Fandango’s users love movies too much
One reason for this choice is that the distribution of Fandango’s movie ratings is the furthest from that of a normal one, having that obvious skew towards the higher part of the movie ratings spectrum.
The other reason is the cloud of suspicion around Fandango left by Walt Hickey’s analysis. On October 2015, he was also puzzled by a similar distribution, and discovered that on Fandango’s website the numerical ratings were always rounded to the next highest half-star, not to the nearest one (for example, a 4.1 average rating for a movie would have been rounded to 4.5 stars, instead of 4.0).
The Fandango team fixed the biased rating system, and told Hickey that the rating logic was rather a “software glitch” on their website, pointing towards an unbiased system on their mobile app. (More about this on Hickey’s article.) The adjustment did change some statistical parameters for the better, but not enough to convince me not to work with the Fandango variable as a negative reference.
This is what the change looks like:
Now, let’s zoom in on Fandango:
Between the metascore and the IMDB rating, which is the least correlated with the Fandango rating?
The least correlated with the Fandango rating is the metascore. It has a Pearson’s r value of 0.38 with respect to Fandango, while the IMDB rating has a value of 0.63.
Now let me explain all this.
As two variables change, taking different values, they are correlated if there’s a pattern corresponding to both changes. Measuring correlation simply means measuring the extent to which there is such a pattern.
One of the ways to perform this measure is to compute the Pearson’s r. If the value is +1.0, it means there’s a perfect positive correlation, and if it’s -1.0, it means there’s a perfect negative correlation.
The extent to which the variables are correlated decrease as the Pearson’s r approaches 0, from both the negative and the positive side.
Let’s better visualize this:
Now, to put the abstraction above into context, if we compare how the values for two rating types change — say Fandango’s and IMDB’s — we can determine the degree to which there’s a pattern corresponding to both changes.
Given the correlation coefficients just mentioned, there is a pattern between Fandango and IMDB to a greater extent than is for Fandango and the metascore. Both coefficients are positive, and, as such, the correlation is said to be positive, which means that as Fandango’s ratings go up, IMDB’s ratings tend to go up as well, more than the metascores do.

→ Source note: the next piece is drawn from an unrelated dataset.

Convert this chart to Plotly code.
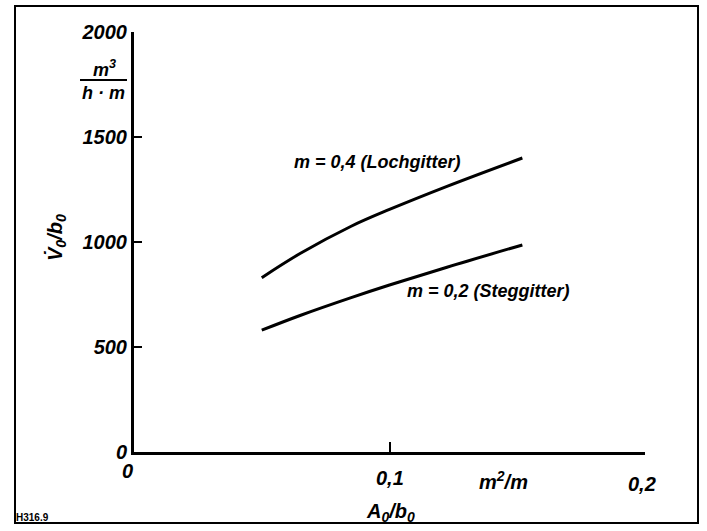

Put differently, for any given movie rating on Fandango, it is more probable that the metascore is going to be more different from it than the IMDB rating.
The verdict: use Metacritic’s metascore
All in all, I recommend checking the metascore whenever you are looking for a movie rating. Here’s how it works, and its downsides.
In a nutshell, the metascore is a weighted average of many reviews coming from reputed critics. The Metacritic team reads the reviews and assigns each a 0–100 score, which is then given a weight, mainly based on the review’s quality and source. You can find more about their rating system here.
Now, I just want to point out a few downsides of the metascore:
- The weighting coefficients are confidential, so you won’t get to see the extent to which each review counted in the metascore.
- You’ll have a rough time finding metascores for less-known movies that appeared before 1999, the year Metacritic was created.
- Some recent movies whose main language is not English aren’t even listed on Metacritic. For example, the Romanian movies Two Lottery Tickets (2016) and Eastern Business (2016) are not listed on Metacritic, while they are on IMDB, with ratings.
Few more words
To sum up, in this article I made a single recommendation of where to look for a movie rating. I recommended the metascore, based on two arguments: its distribution resembles the most a normal one, and it is the least correlated with the Fandango rating.
All the quantitative and the visual elements of the article are reproducible in Python, as it is shown here.
Thanks for reading! And happy movie-going!